Background A bilaminate skin substitute consisting of a thin outer layer silicone membrane with an inner layer of porous collagen-glycosaminoglycan (Integra) has been successfully used as an acellular dermal replacement in full-thickness wounds with a well-vascularized surgical bed. Approximately 2-4 weeks after Integra placement, full vascularization of the Integra neodermis occurs, which allows harvesting of a thin split-thickness skin graft (STSG) to cover the neodermis. The use of Integra is also known to suppress scar formation. Although the benefits of Integra have been widely studied in deep and full-thickness burn wounds, the use of artificial dermis post excision of malignant melanoma has not been reported.

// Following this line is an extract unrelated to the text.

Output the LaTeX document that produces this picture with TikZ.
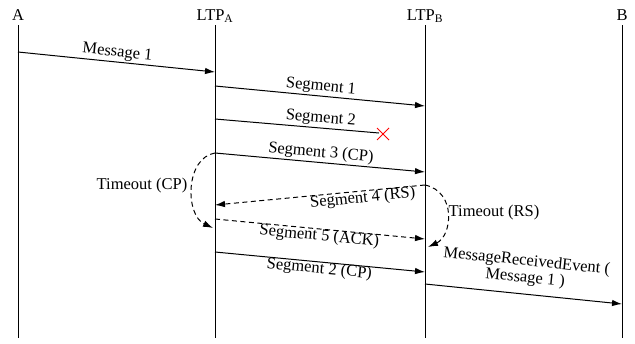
\documentclass[tikz,border=0pt]{standalone}
\usepackage{fontspec}
\setmainfont{Liberation Serif}
\usetikzlibrary{arrows.meta}
\begin{document}
\begin{tikzpicture}[x=1pt,y=-1pt,
  txt/.style={font=\fontsize{16.5}{19}\selectfont, inner sep=1.5pt},
  head/.style={txt, anchor=base},
  life/.style={line width=0.9pt},
  msg/.style={line width=1pt, -{Latex[length=10pt,width=6.5pt]}},
  dmsg/.style={msg, dash pattern=on 5pt off 3.5pt},
  lost/.style={line width=1pt},
  crossmark/.style={draw=red, line width=0.9pt},
  lbl/.style={txt, sloped},
  lblb/.style={txt, sloped, inner sep=0pt, below=-0.5pt}
]
\useasboundingbox (0,0) rectangle (635,343);
% lifeline heads
\node[head] (hA) at (18,20) {A};
\node[head] (hLA) at (215,20) {LTP\textsubscript{A}};
\node[head] (hLB) at (425,20) {LTP\textsubscript{B}};
\node[head] (hB) at (622,20) {B};
% lifeline ends
\coordinate (tA) at (18,25);  \coordinate (bA) at (18,338);
\coordinate (tLA) at (215,25); \coordinate (bLA) at (215,338);
\coordinate (tLB) at (425,25); \coordinate (bLB) at (425,338);
\coordinate (tB) at (622,25);  \coordinate (bB) at (622,338);
\draw[life] (tA) -- (bA);
\draw[life] (tLA) -- (bLA);
\draw[life] (tLB) -- (bLB);
\draw[life] (tB) -- (bB);
% message endpoints
\coordinate (m1s) at (18,52);   \coordinate (m1e) at (215,72);
\coordinate (s1s) at (215,86);  \coordinate (s1e) at (425,106);
\coordinate (s2s) at (215,119); \coordinate (s2e) at (379,133);
\coordinate (s3s) at (215,153); \coordinate (s3e) at (425,172);
\coordinate (s4s) at (425,185); \coordinate (s4e) at (215,205);
\coordinate (s5s) at (215,219); \coordinate (s5e) at (425,239);
\coordinate (s6s) at (215,252); \coordinate (s6e) at (425,272);
\coordinate (mrs) at (425,284); \coordinate (mre) at (622,304);
\coordinate (tcpe) at (213,228);
\coordinate (trse) at (428,247);
% messages
\draw[msg] (m1s) -- node[lbl, above, pos=0.5] {Message 1} (m1e);
\draw[msg] (s1s) -- node[lbl, above, pos=0.5] {Segment 1} (s1e);
\draw[lost] (s2s) -- node[lbl, above, pos=0.64] {Segment 2} (s2e);
\node (x) at (383,134) {};
\draw[crossmark] ([shift={(-6,-6)}]x.center) -- ([shift={(6,6)}]x.center);
\draw[crossmark] ([shift={(-6,6)}]x.center) -- ([shift={(6,-6)}]x.center);
\draw[msg] (s3s) -- node[lbl, above, pos=0.5] {Segment 3 (CP)} (s3e);
\draw[dmsg] (s4s) -- node[lblb, pos=0.3] {Segment 4 (RS)} (s4e);
\draw[dmsg] (s5s) -- node[lblb, pos=0.5] {Segment 5 (ACK)} (s5e);
\draw[msg] (s6s) -- node[lblb, pos=0.5] {Segment 2 (CP)} (s6e);
\draw[msg] (mrs) -- node[lbl, above=6pt, pos=0.5, align=center, font=\fontsize{16.5}{17}\selectfont] {MessageReceivedEvent (\\Message 1 )} (mre);
% timeouts
\draw[dmsg] (s3s) .. controls (185,158) and (185,215) .. (tcpe);
\node[txt, anchor=east] (tcp) at (189,186) {Timeout (CP)};
\draw[dmsg] (s4s) .. controls (457,192) and (452,236) .. (trse);
\node[txt, anchor=west] (trs) at (447,213) {Timeout (RS)};
\end{tikzpicture}
\end{document}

Methods Ten patients (five men and five women; mean age 64 ± 16 years) with soft tissue defects (mean defect area, 69 ± 40 cm≤) following resection of malignant melanoma underwent immediate reconstruction with Integra. After adequate cancer resection, Integra was applied to the defect area until permanent histology was completed. An STSG (0.01 ± 0.003 inches in thickness) was placed on the operative site at postoperative day 39 ± 14 after the removal of the silicone layer. One patient received repeated application of artificial dermis post re-excision to augment a soft tissue defect. One patient required a leg amputation due to dissemination of the malignancy. After successful perioperative management of melanoma excision, two patients received serial excision of the grated area to improve the cosmetic result.

Results Clinically, all reconstructed areas showed well-vascularized neodermis before skin grafting. Eight out of 10 skin grafts had a 100% graft take. Notably, the two grafts requiring serial re-excision of the graft had reduced split-thickness graft take (67% and 85%). Melanoma excision, Integra placement, and STSG placement occurred in less than 2 and a half hours operative time. Besides re-excision for cosmetic reasons, no complications using Integra and STSG reconstruction were seen.

Conclusion Artificial dermis can be successfully used for reconstruction of complex defects following oncologic resection of malignant melanoma. The use of Integra decreases morbidity to the donor site, expedites operative time, and acts as a temporary closure until histologic margins are confirmed.